Fracture energy assessment of adhesives Part II: Is GIIc an adhesive material property? (A neural network analysis)

Abstract

Different joint configurations were considered to analyze the fracture toughness of adhesives. However, based on the literature, fracture toughness depends on various factors including geometrical parameters, material properties, and testing conditions. In Part I of this study, the tensile fracture toughness (GIc) of adhesives was assessed. The present Part II of this research deals with the influencing factors in shear fracture energy of adhesive materials. The main goal of this study is to find the role of the effective parameters on mode II fracture toughness (GIIc) of adhesives. The rational connection between these parameters and the shear fracture energy is also obtained. The interaction between the effective variables is also investigated. To attain this goal, the artificial neural network (ANN) technique was conducted on over 45 values of GIIc already obtained and reported by different authors using different joint geometries and adhesive materials. The influence of the variables was obtained, and the least important variables were detected and omitted from the model.
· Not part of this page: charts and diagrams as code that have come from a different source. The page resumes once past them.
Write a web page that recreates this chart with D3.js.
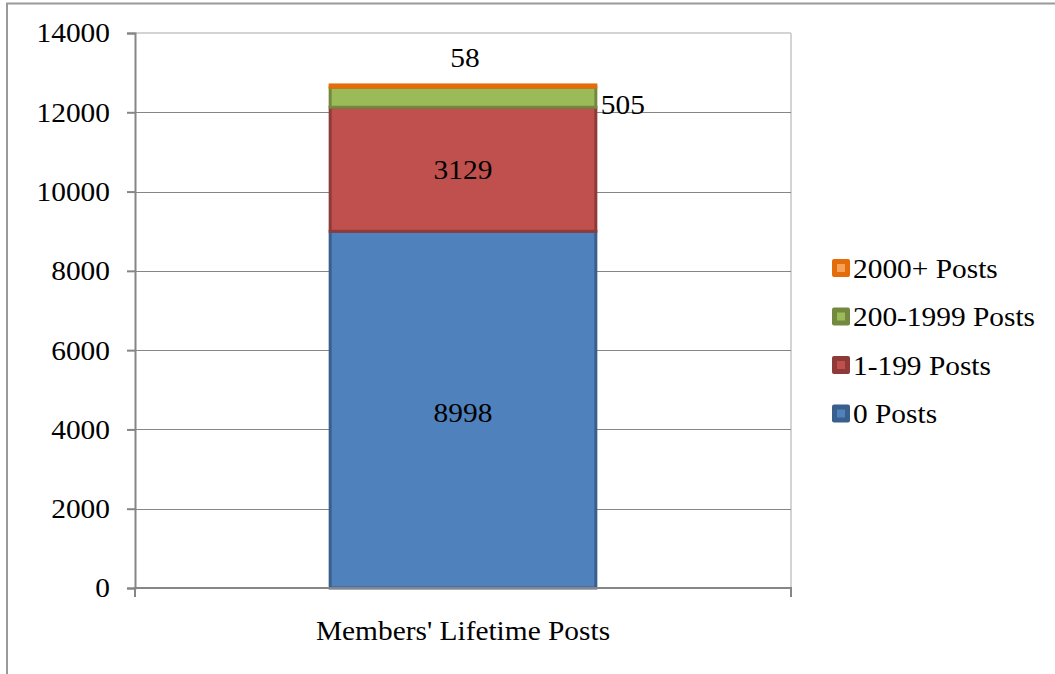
<!DOCTYPE html>
<html>
<head>
<meta charset="utf-8">
<script src="https://cdn.jsdelivr.net/npm/d3@7"></script>
<style>
  html, body { margin: 0; padding: 0; background: #fff; }
  svg { display: block; }
  svg text { font-family: 'Liberation Serif', Tinos, 'Times New Roman', Times, 'DejaVu Serif', serif !important; fill: #000; }
</style>
</head>
<body>
<svg id="chart" width="1055" height="674"></svg>
<script>
// ---- data ----
const categories = ["Members' Lifetime Posts"];
const seriesNames = ["0 Posts", "1-199 Posts", "200-1999 Posts", "2000+ Posts"];
const seriesValues = [[8998], [3129], [505], [58]];
const yTicks = [0, 2000, 4000, 6000, 8000, 10000, 12000, 14000];
const fillColors = ["#4F81BD", "#C0504D", "#9BBB59", "#E46C0A"];
const strokeColors = ["#3A5F8C", "#8E3A38", "#73893F", "#E46C0A"];
const legendInner = ["#4F81BD", "#C0504D", "#9BBB59", "#F7A15A"];
const legendOuter = ["#3A5F8C", "#8E3A38", "#73893F", "#E46C0A"];

const FONT = "'Liberation Serif', Tinos, 'Times New Roman', Times, 'DejaVu Serif', serif";
const SX = 1.05; // horizontal stretch of the reference's text
const svg = d3.select("#chart");

// helper: place a text at (tx,ty) with horizontal stretch
function placeText(sel, tx, ty) {
  return sel.attr("x", 0).attr("y", 0).attr("transform", `translate(${tx},${ty}) scale(${SX},1)`);
}

// outer frame
svg.append("rect").attr("x", 7).attr("y", 3.5).attr("width", 1100).attr("height", 700)
  .attr("fill", "none").attr("stroke", "#9a9a9a").attr("stroke-width", 2);

const plot = { left: 135, right: 791, top: 33, bottom: 588 };

const x = d3.scaleBand().domain(categories).range([plot.left, plot.right]).paddingInner(0).paddingOuter(0);
const y = d3.scaleLinear().domain([0, 14000]).range([plot.bottom, plot.top]);

// plot border (light)
svg.append("line").attr("x1", plot.left).attr("x2", plot.right).attr("y1", plot.top).attr("y2", plot.top)
  .attr("stroke", "#d4d4d4").attr("stroke-width", 2);
svg.append("line").attr("x1", plot.right).attr("x2", plot.right).attr("y1", plot.top).attr("y2", plot.bottom)
  .attr("stroke", "#d4d4d4").attr("stroke-width", 2);

// gridlines
svg.append("g").selectAll("line").data(yTicks.filter(d => d > 0 && d < 14000)).join("line")
  .attr("x1", plot.left).attr("x2", plot.right)
  .attr("y1", d => Math.round(y(d)) + 0.5).attr("y2", d => Math.round(y(d)) + 0.5)
  .attr("stroke", "#868686").attr("stroke-width", 1);

// y axis
const yAxis = d3.axisLeft(y).tickValues(yTicks).tickSize(8).tickPadding(17).tickFormat(d3.format("d"));
const gy = svg.append("g").attr("transform", `translate(${plot.left},0)`).call(yAxis)
  .attr("font-family", FONT).attr("font-size", 28);
gy.select(".domain").attr("stroke", "#868686").attr("stroke-width", 2);
gy.selectAll(".tick line").attr("stroke", "#868686").attr("stroke-width", 2);
gy.selectAll(".tick text").attr("font-size", 28).attr("fill", "#000")
  .each(function() {
    const t = d3.select(this);
    const tx = +t.attr("x");
    t.attr("x", 0).attr("transform", `translate(${tx},0) scale(${SX},1)`);
  });

// stacked bars
const stackData = [Object.fromEntries(seriesNames.map((s, i) => [s, seriesValues[i][0]]))];
const stacked = d3.stack().keys(seriesNames)(stackData);

const barW = x.bandwidth() * 0.405;
const bx = x(categories[0]) + (x.bandwidth() - barW) / 2;

const gBars = svg.append("g");
stacked.forEach((layer, i) => {
  const d = layer[0];
  gBars.append("rect")
    .attr("x", bx).attr("width", barW)
    .attr("y", y(d[1])).attr("height", y(d[0]) - y(d[1]))
    .attr("fill", fillColors[i])
    .attr("stroke", strokeColors[i]).attr("stroke-width", 3);
});

// x axis
const xAxis = d3.axisBottom(x).tickSize(0).tickPadding(32);
const gx = svg.append("g").attr("transform", `translate(0,${plot.bottom})`).call(xAxis)
  .attr("font-family", FONT).attr("font-size", 28);
gx.select(".domain").remove();
gx.selectAll(".tick text").attr("font-size", 28).attr("fill", "#000")
  .each(function() {
    const t = d3.select(this);
    const ty = +t.attr("y");
    t.attr("y", 0).attr("transform", `translate(0,${ty}) scale(${SX},1)`);
  });
svg.append("line").attr("x1", plot.left - 1).attr("x2", plot.right + 1).attr("y1", plot.bottom).attr("y2", plot.bottom)
  .attr("stroke", "#868686").attr("stroke-width", 2);
[plot.left, plot.right].forEach(px => {
  svg.append("line").attr("x1", px).attr("x2", px).attr("y1", plot.bottom).attr("y2", plot.bottom + 9)
    .attr("stroke", "#868686").attr("stroke-width", 2);
});

// data labels
const cx = x(categories[0]) + x.bandwidth() / 2;
const labels = svg.append("g").attr("font-family", FONT).attr("font-size", 28);
[0, 1].forEach(i => {
  const d = stacked[i][0];
  placeText(labels.append("text"), cx, (y(d[0]) + y(d[1])) / 2 + (i === 0 ? 3 : 0))
    .attr("text-anchor", "middle").attr("dominant-baseline", "central")
    .text(seriesValues[i][0]);
});
{
  const d = stacked[2][0];
  placeText(labels.append("text"), bx + barW + 5, (y(d[0]) + y(d[1])) / 2 + 7)
    .attr("dominant-baseline", "central").text(seriesValues[2][0]);
}
{
  const d = stacked[3][0];
  placeText(labels.append("text"), cx + 2, y(d[1]) - 28)
    .attr("text-anchor", "middle").attr("dominant-baseline", "central")
    .text(seriesValues[3][0]);
}

// legend
const legendOrder = [3, 2, 1, 0];
const lg = svg.append("g").attr("font-family", FONT).attr("font-size", 28);
legendOrder.forEach((si, row) => {
  const ly = 268 + row * 48.5;
  lg.append("rect").attr("x", 832).attr("y", ly - 9).attr("width", 18).attr("height", 18)
    .attr("rx", 2).attr("fill", legendOuter[si]);
  lg.append("rect").attr("x", 837).attr("y", ly - 4).attr("width", 8).attr("height", 8)
    .attr("fill", legendInner[si]);
  placeText(lg.append("text"), 853, ly).attr("dominant-baseline", "central")
    .text(seriesNames[si]);
});
</script>
</body>
</html>
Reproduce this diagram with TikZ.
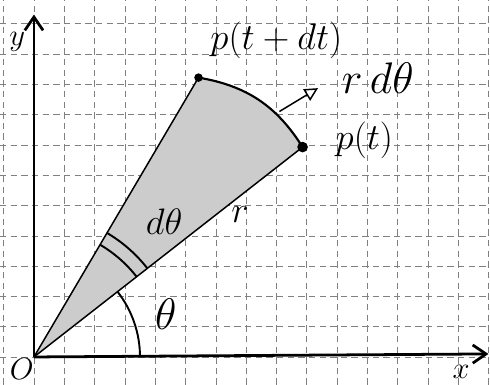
\documentclass[tikz,border=0pt]{standalone}
\usepackage{amsmath}
\usetikzlibrary{arrows.meta,positioning}

\begin{document}
\begin{tikzpicture}[x=0.5cm, y=0.5cm,
  every node/.style={font=\LARGE},
  gridline/.style={black!50, densely dashed, very thin},
  axis/.style={line width=1.3pt, -{Straight Barb[length=2.2mm, width=3mm]}},
  ray/.style={line width=0.7pt},
  sector/.style={fill=black!20},
  dot/.style={circle, fill=black, inner sep=0pt, minimum size=5pt},
  angarc/.style={line width=0.9pt},
  pointer/.style={-{Triangle[open, length=2.2mm, width=2.2mm]}, line width=0.7pt, shorten >=9pt},
]
  \useasboundingbox (-1.12,-0.92) rectangle (15.05,11.78);

  % graph paper
  \foreach \i in {-1,...,15} \draw[gridline] (\i,-0.92) -- (\i,11.78);
  \foreach \j in {0,...,11} \draw[gridline] (-1.12,\j) -- (15.05,\j);

  % sector between p(t) and p(t+dt)
  \coordinate (o)   at (0,0);
  \coordinate (p)   at (38:11.25);
  \coordinate (pdt) at (59.5:10.7);
  \fill[sector] (o) -- (p) to[bend right=24] (pdt) -- cycle;
  \draw[ray] (o) -- (p);
  \draw[ray] (o) -- (pdt);
  \draw[line width=1pt] (p) to[bend right=24] (pdt);
  \node[dot] (pdot) at (p) {};
  \node[dot, minimum size=4pt] (pdtdot) at (pdt) {};

  % axes
  \draw[axis] (o) -- (0,11.3);
  \draw[axis] (o) -- (15,0.1);
  \node[font=\Large] (ylab) at (-0.55,10.4) {$y$};
  \node[font=\Large] (xlab) at (14.1,-0.5) {$x$};
  \node[font=\Large] (olab) at (-0.4,-0.4) {$O$};

  % angles
  \draw[angarc] (3.5,0) arc[start angle=0, end angle=38, radius=3.5];
  \draw[angarc] (38:4.3) arc[start angle=38, end angle=59.5, radius=4.3];
  \draw[angarc] (38:4.75) arc[start angle=38, end angle=59.5, radius=4.75];
  \node[font=\huge] (th) at (4.35,1.4) {$\theta$};
  \node (dth)  at (4.3,4.45) {$d\theta$};
  \node (rlab) at (6.8,4.7) {$r$};

  % labels of the points
  \node (plab)   at (10.9,7.15) {$p(t)$};
  \node (pdtlab) at (8.0,10.45) {$p(t+dt)$};
  \node[font=\huge] (rdth) at (11.35,9.2) {$r\,d\theta$};
  \coordinate (rdtail) at (8.1,8.1);
  \draw[pointer] (rdtail) -- (rdth.west);
\end{tikzpicture}
\end{document}
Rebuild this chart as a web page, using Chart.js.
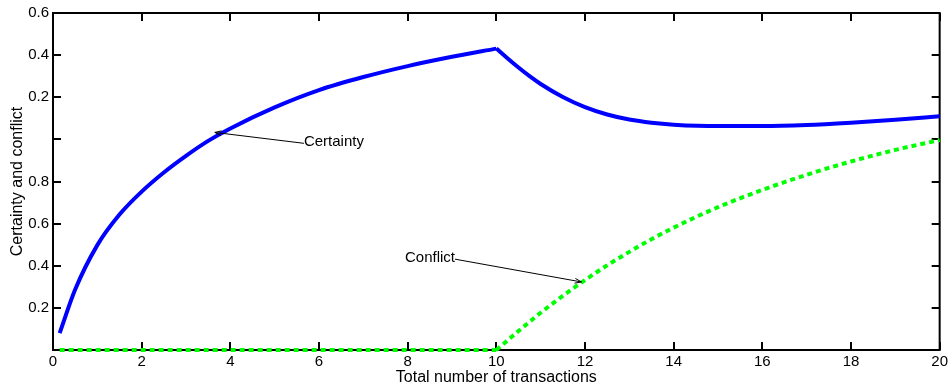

The effect of different parameters and their interaction on the obtained GIIc were also analyzed. The results indicated that GIIc is remarkably sensitive to the alteration of the adherend Young's modulus and its thickness, the loading rate, and the crack length. It was found that GIIc is less influenced by the adhesive stiffness. In addition, the interaction results indicated that the loading rate has the highest interaction with the other studied variables. This study enables to estimate the mode II fracture toughness of adhesive joints and also to advise a configuration to improve the shear fracture energy of a specific adhesive. Designing a test procedure to minimize the effects of substrate parameters on the obtained GIIc is also possible using the obtained results.